This post was written for Firefly Community,the original can be found here
I have long thought that life could only be improved by spontaneous bouts of dancing and singing.
I mainly blame my mother for this tendency. I was exposed at a tender age to every Hollywood musical known to man.
Family members were routinely subjected to yearly attendance at a 3 hour pantomime.
My dancing teacher was a huge believer in inclusion. Ability and talent mattered not a jot. Everyone should have a chance to shine. Everyone. It was quite a large dancing school. She was not gifted with editing or quality control skills.
Apart from giving me a lifelong fear of amateur dramatics, because of resurfacing guilt, it has only reinforced the feeling that singing everything is definitely the way forward.
Fortunately, my family tend to agree (the slow drip approach of brain washing works well I find).
Pearl’s school is run on Conductive Education principles, which rely on repetitive movements paired with simple repetitive songs. The die is cast. Entering our house is like a second class, badly written version of Calamity Jane (which is, incidentally, also what I’m considering changing my name to)
On the naming front, I can highly recommend calling your child Pearl. It is relatively unusual, meaning naming labels don’t require a surname. Pearl is remembered and her record easily traced by all hospital departments, as they don’t tend to have another under the age of 80.
Most importantly Pearl is easily replaced in songs.
“I kissed a Pearl and I liked it”
“My Pearl’s mad at me”
You get the picture.
And then courtesy of Elkie Brooks she has a song of her very own. (“Pearl’s a Singer” for anybody under 40). Pearl does indeed often “stand up when she plays the piano”
The lyrics can be changed on uncooperative days to
“Pearls a whinger”
I hope this is character building, it usually distracts her and makes her laugh. Whatever gets you through the day.
I have recently been ‘enjoying’ a particularly long-lasting flu virus with a very bad grace. In the middle of this a cock up from our Local Authority, landed me with a call suggesting that my nonverbal, doubly incontinent child could have her secondary education effectively provided at our local High School. The same High School that had been unable to cope with our articulate, high functioning, academically able, son with Asperger’s. It seemed unlikely (yes really!) for this placement to be successful. I had in fact attended a two hour meeting a fortnight previously where I had discussed and agreed the perfect setting with a Local Authority staff member. I was not happy.
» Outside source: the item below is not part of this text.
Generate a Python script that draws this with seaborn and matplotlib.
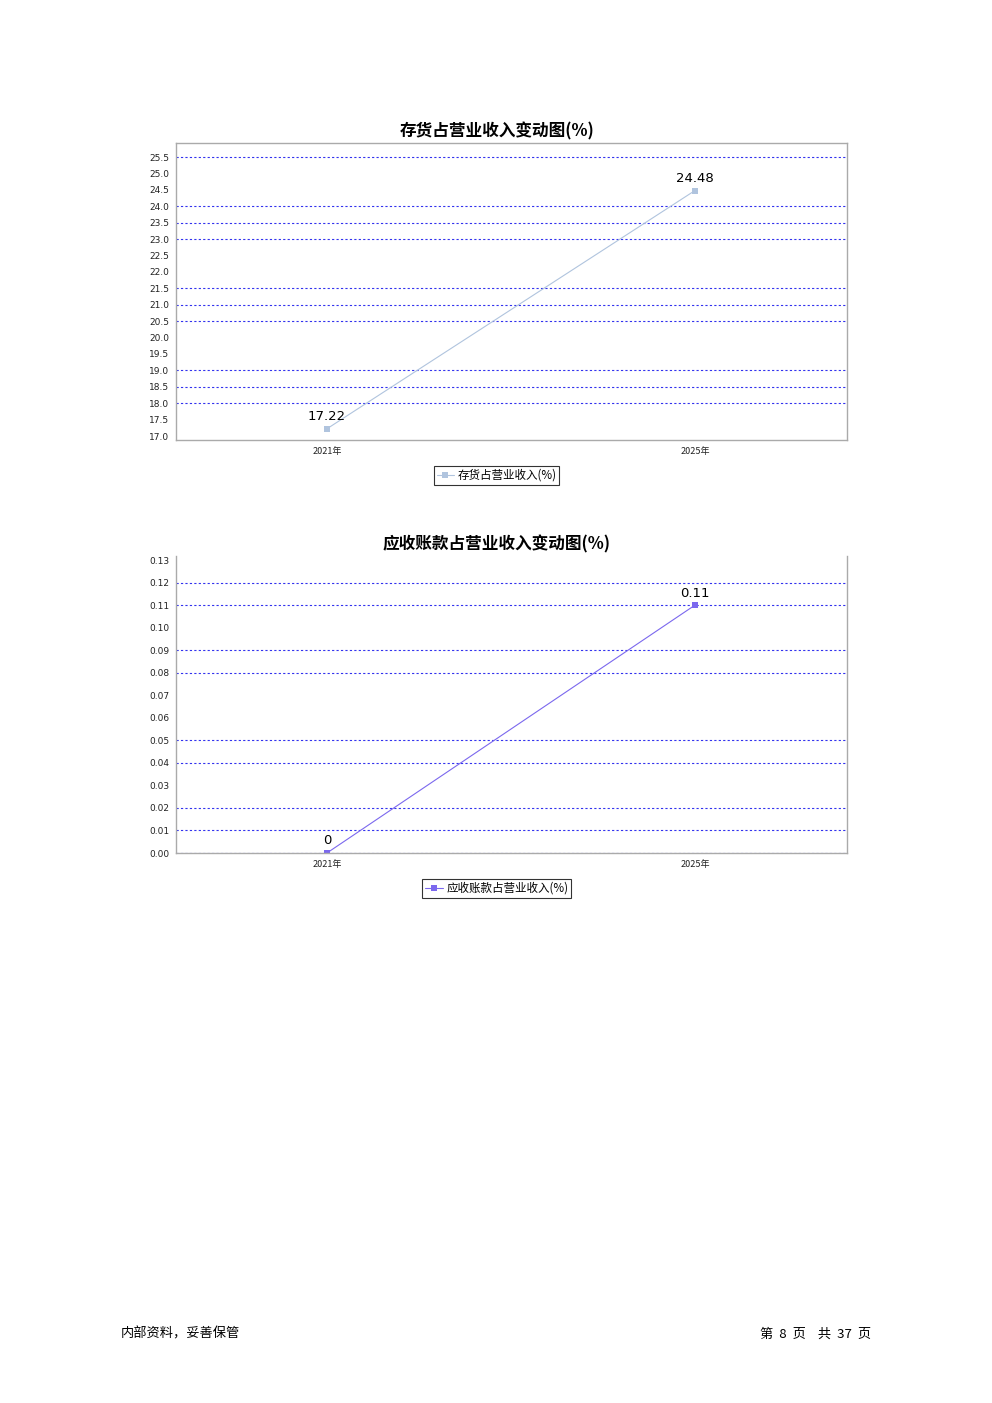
import numpy as np
import pandas as pd
import matplotlib
matplotlib.use("Agg")
import matplotlib.pyplot as plt
import seaborn as sns

sns.set_style("white")
plt.rcParams['font.family'] = ['Noto Sans CJK SC', 'DejaVu Sans']
plt.rcParams['text.color'] = 'black'

# 数据
years = ["2021年", "2025年"]
inventory_ratio = [17.22, 24.48]
receivable_ratio = [0, 0.11]
inventory_labels = ["17.22", "24.48"]
receivable_labels = ["0", "0.11"]

inv_ticks = [17.0, 17.5, 18.0, 18.5, 19.0, 19.5, 20.0, 20.5, 21.0, 21.5,
             22.0, 22.5, 23.0, 23.5, 24.0, 24.5, 25.0, 25.5]
inv_grid = [18.0, 18.5, 19.0, 20.5, 21.0, 21.5, 23.0, 23.5, 24.0, 25.5]
rec_ticks = [0.00, 0.01, 0.02, 0.03, 0.04, 0.05, 0.06, 0.07, 0.08, 0.09,
             0.10, 0.11, 0.12, 0.13]
rec_grid = [0.00, 0.01, 0.02, 0.04, 0.05, 0.08, 0.09, 0.11, 0.12]

fig = plt.figure(figsize=(9.92, 14.03), dpi=100)


def draw_chart(rect, values, labels, ticks, grid_vals, ylim, color, title,
               legend_name, tick_fmt, top_border, legend_y):
    ax = fig.add_axes(rect)
    df = pd.DataFrame({"year": years, "value": values})
    x = np.arange(len(years))
    for g in grid_vals:
        ax.axhline(g, color="#3333ee", lw=0.8, ls=(0, (2, 2)), zorder=0)
    sns.lineplot(x=x, y=df["value"], ax=ax, color=color, lw=0.8,
                 marker="s", markersize=5, markeredgewidth=0,
                 label=legend_name)
    for xi, v, lab in zip(x, values, labels):
        ax.annotate(lab, (xi, v), xytext=(0, 4), textcoords="offset points",
                    ha="center", va="bottom", fontsize=9.5, color="black",
                    family=['DejaVu Sans'])
    ax.set_xlim(-0.41, 1.413)
    ax.set_ylim(*ylim)
    ax.set_xticks(x)
    ax.set_xticklabels(years, fontsize=6.5, color="#222222")
    ax.set_yticks(ticks)
    ax.set_yticklabels([tick_fmt.format(t) for t in ticks], fontsize=6.5,
                       color="#222222", family=['DejaVu Sans'])
    ax.tick_params(axis="both", length=2, width=0.6, color="#aaaaaa", pad=3)
    ax.set_xlabel("")
    ax.set_ylabel("")
    for side in ["left", "right", "bottom", "top"]:
        ax.spines[side].set_color("#aaaaaa")
        ax.spines[side].set_linewidth(1.0)
    ax.spines["top"].set_visible(top_border)
    ax.set_title(title, fontsize=12, fontweight="bold", color="black",
                 x=0.478, pad=5)
    leg = ax.legend(loc="upper center", bbox_to_anchor=(0.478, legend_y),
                    fontsize=8.3, frameon=True, fancybox=False,
                    handlelength=1.5, borderpad=0.25, handletextpad=0.3,
                    borderaxespad=0)
    leg.get_frame().set_edgecolor("black")
    leg.get_frame().set_linewidth(0.8)
    for t in leg.get_texts():
        t.set_color("black")
    return ax


draw_chart([0.1774, 0.6864, 0.6764, 0.2117], inventory_ratio,
           inventory_labels, inv_ticks, inv_grid, (16.88, 25.93), "#b0c4de",
           "存货占营业收入变动图(%)", "存货占营业收入(%)", "{:.1f}", True, -0.087)
draw_chart([0.1774, 0.3920, 0.6764, 0.2117], receivable_ratio,
           receivable_labels, rec_ticks, rec_grid, (0.0, 0.1318), "#7b68ee",
           "应收账款占营业收入变动图(%)", "应收账款占营业收入(%)", "{:.2f}", False, -0.087)

fig.text(121 / 992, 1 - 1334 / 1403, "内部资料，妥善保管", fontsize=9.5,
         va="center", ha="left")
fig.text(871 / 992, 1 - 1334 / 1403, "第  8  页    共  37  页", fontsize=9.5,
         va="center", ha="right")

fig.savefig("out.png", dpi=100)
Incandescent rage goes some way to describing the way I reacted to the news,
and was apparently a good negotiating tool, the problem was quickly resolved.
Entering Pearl’s bedroom the day after this fiasco, and still feeling lousy I was greeted with charm, panache and a cheery hello (one of two of her recognizable words) She was warm, giggly and cuddly the perfect, cheering, combination.
As I began the usual, dressing and washing procedure, which is not without its challenges, all I could hear in my head was a paraphrased JayZee.
“I’ve got 99 problems but my Pearl ain’t one”
Life with a disability can be a struggle, but it is often the environment the lack of support, and the daily grind that is disabling. Filing cabinets of admin and frequent appointments can really leech the joy out of your life.
A friend of mine not in the Special Need Parents Club, looked in fear at the severe and complex disability and health needs of a mutual friends disabled child.
“But what does she think when she looks at him?”
I thought of the Mother/Carers face when she looked at her son, full of love, knowing, and shared stories.
I think she usually thinks “That’s my boy” I replied.
And on days when love isn’t enough and the physical and emotional strain and reality of Caring is overwhelming, there’s always song.
I’ll see you Somewhere over the Rainbow, the skies there, well you know the rest.
Until then So Long, Farewell, Auf Weidersehn, goodbye.